Sintra, 11 de março de 2042
Saí da casa do meu amigo António na disposição de sobre o seu recente livro escrever. Um incidente, uma breve altercação me fez mudar de ideias, me trouxe à mente um episódio de há muitos anos. Vo-lo conto, tal como tudo se passou.
O Egídio não falhava um seminário, um colóquio, um congresso, que, no tempo em que o virtual ainda não ganhara hegemonia, eram eventos na moda, através dos quais se supunha os professores aprenderiam algo que lhes permitisse escapar à lógica da reprodução. Tese errada, como mais tarde viriam a concluir os estudiosos da matéria.
Empiricamente, obtive a prova do que os pesquisadores confirmariam muitos anos depois. O Egídio, adepto confesso da imposição de cadências uniformizadoras – que as escolas do seu tempo impunham a diferentes, únicos e irrepetíveis seres –, tomou consciência da diversidade rítmica quando menos esperava.
Certo dia, elogiei o Egídio, quando voltava de um congresso:
“Admiro a tua vontade de aprender. E, então? Valeu a pena?”
“Valeu, pois! Mas só até meio, que eu tive de me vir embora logo depois do intervalo”.
“Ora explica lá!…”
E o Egídio explicou.
No coffee-break (como era costume designar os intervalos dos congressos), o Egídio careceu de satisfazer uma das mais elementares necessidades fisiológicas. Dirigiu-se ao banheiro. Empurrou a porta. A célula fotoelétrica funcionou na perfeição. O controlo automático disparou. Fez-se luz.
O Egídio foi até ao fundo do corredor. Desapertou a braguilha. Encostou-se ao mictório. Aliviou-se, ou melhor e para não fugir à verdade, deu início à aliviação. Para não sair a meio da palestra, a contenção urinária havia sido longa. As águas a verter eram mais que muitas. Subitamente, a luz foi-se.

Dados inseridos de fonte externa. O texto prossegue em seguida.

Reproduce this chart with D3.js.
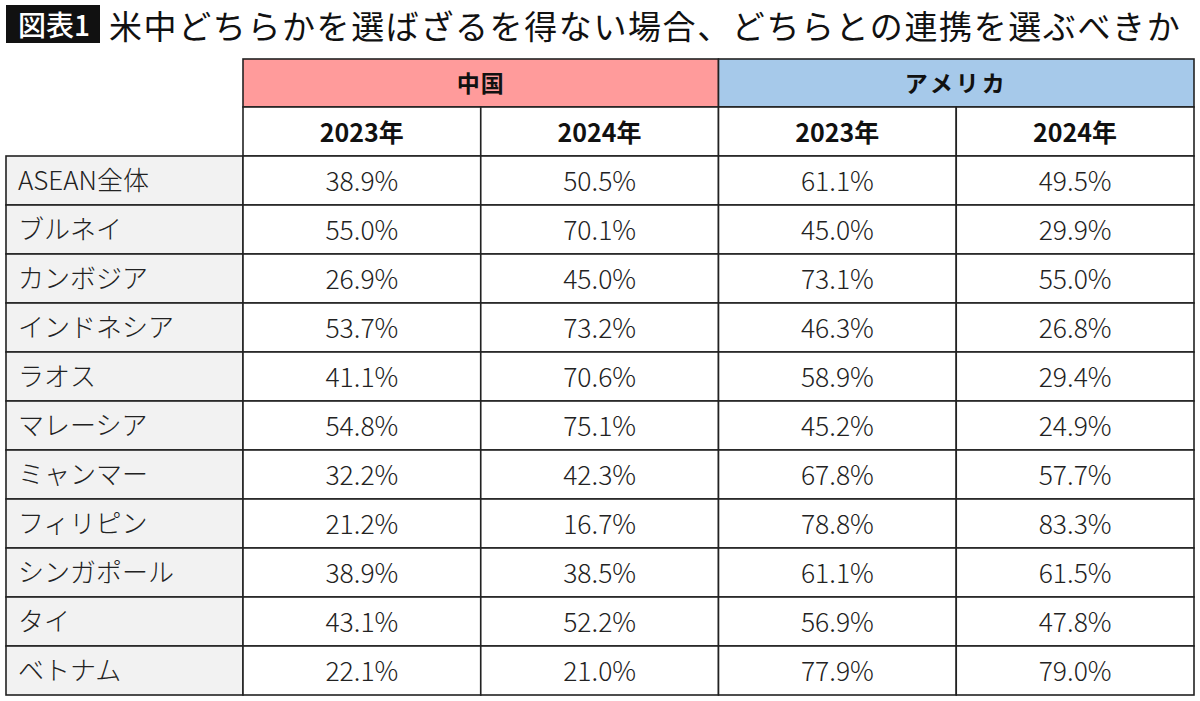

Sem deter a micção, o Egídio ergueu um braço e acenou, voltou a acenar e… nada. O WC manteve-se imerso na mais profunda escuridão. Ao trocar de mãos, para acenar com o outro braço, escapou-se-lhe a coisa e os urinários fluidos verteram-se, calças abaixo, numa torrente morna, que não tardou a sentir fria e desconfortável até aos sapatos.
O Egídio sacudiu-se. Depois, quedou-se, hirto e sofrido. Naquele preparo, empreendeu o regresso, percorrendo o longo corredor às apalpadelas, praguejando de cada vez que introduzia as mãos tateantes em humidades não identificadas.
Acabou o périplo encaixado entre dois lavatórios e embatendo frontalmente contra uma traiçoeira parede que as trevas ocultavam.
Meio tonto da pancada, continuava a acenar com a sinistra, qual cego prestes a galgar um degrau de escada. Contornou o obstáculo, com a mão direita colada à dorida fronte onde começava a emergir uma dorida protuberância. Ao contornar a fatídica parede, o automático, que estava ajustado para o tempo-padrão de uma urinação normal, disparou novamente. E fez-se luz!
A descrição que o Egídio fez desta cena acaba com uma imprecação proferida num tal vernáculo, que me vejo obrigado a dispensar-vos da citação.
Inteligente, como qualquer professor, o Egídio quis saber mais sobre o assunto. Apurou que os toques de campainha tinham sido introduzidos nas escolas do século XIX. Já ninguém se recordava dos objetivos visados pela longínqua introdução desse dispositivo, mas a sineta, manualmente acionada do tempo dos avós dos professores, soava agora, estridente, a mando de um computador. Sem que alguém, a não ser o protagonista desta estória, o vosso avô e mais um punhado de curiosos ousasse questionar o instituído.
Conclusão a extrair do lamentável e providencial episódio: os caminhos da conscientização são misteriosos e insondáveis.